Since then, Halo and its associated sequels and spin-offs have sold 46 million copies, racked up a mind-boggling $5 billion in revenue, built up a loyal and devoted fanbase and directly driven more console sales than any other game franchise in the modern era.
This latest installment represents a watershed moment in Halo history, with original developers Bungie handing over the reins to the unproven and untested 343 Industries. There is an incredible amount of pressure on 343 to deliver a game that not only lives up to fans' expectations, but also reassures publisher Microsoft that its cash cow is in safe hands.
Picking up a few years after the events of Halo 3, the game once again puts you in control of the super soldier Master Chief, assisted by the ever-present AI Cortana in a battle to save humanity. Without giving too much away (no chance of that with Microsoft’s strict list of off-limits spoilers sent out to reviewers), the plot reveals a more human side of John-117 than has been shown in previous games, fleshes out the Cortana character in some surprising ways, and introduces new enemies, new weapons and new characters, as well as reintroducing some more familiar faces, places and foes.
With most first-person shooters becoming more and more focused on multiplayer action, it is refreshing to play a single-player campaign that is as richly detailed, perfectly paced and engrossing as what’s on offer here. From the dramatic prologue to the epic finale, Halo 4 is a genuinely thrilling experience, with intense battles punctuated by moments of quiet tension as you contemplate plans of attack and take in the jaw-dropping beauty of some of most gorgeous gaming environments ever seen on a console.
That’s not to say that multiplayer has been ignored. Halo: Infinity offers a range of online options, with the series’ most popular modes retained while the interface and incentives have been given a complete overhaul. Gone is the True Skill system from Halo 3, replaced with a fully customisable loadout and levelling structure that rewards skilful play and online wins with character progression and unlockable features. It works brilliantly, with players more evenly matched than ever before and maps that lend themselves to a variety of game types and team tactics.
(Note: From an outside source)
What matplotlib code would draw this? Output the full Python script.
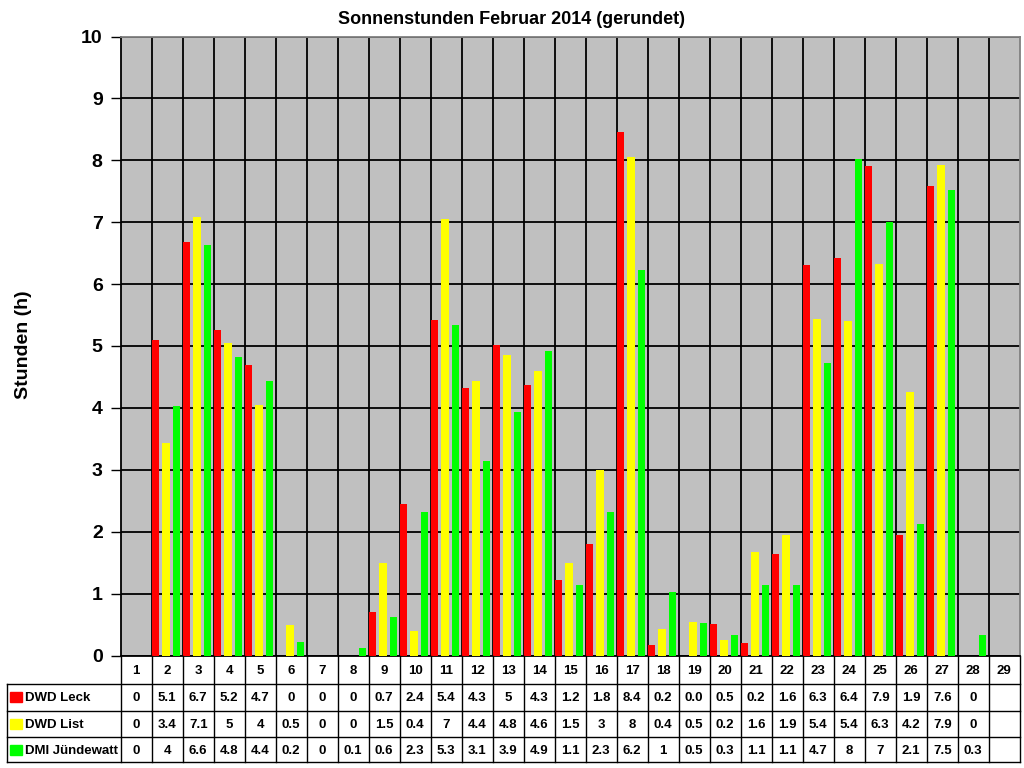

Perhaps the most interesting introduction is Spartan Ops, an episodic feature that expands upon the Halo story, with new missions released at regular intervals. With only one episode availabe at launch, it remains to be seen how well this will work, but it should add some welcome longevity once the main campaign is done and dusted.
Halo 4 does exactly what any successful sequel should – refining the features that made the early games so popular, adding some innovative original touches, and tying up loose ends in the narrative while still managing to leave you wanting more.
It doesn’t re-invent the wheel, and plays it safe at times when you feel it could have pushed the envelope, but it’s clear that the developers took an "if it aint broke, don’t fix it" approach; understandable when trying to fill the fairly big boots of Bungie.
The end result is a spectacular achievement, a high point for the series, a strong contender for Game of the Year and quite possibly the best sci-fi shooter ever made. I’m often reluctant to hand out 5 stars (the only other game to earn top marks from me was Skyrim, perhaps a little generous in hindsight) but Halo 4 deserves each and every one of them.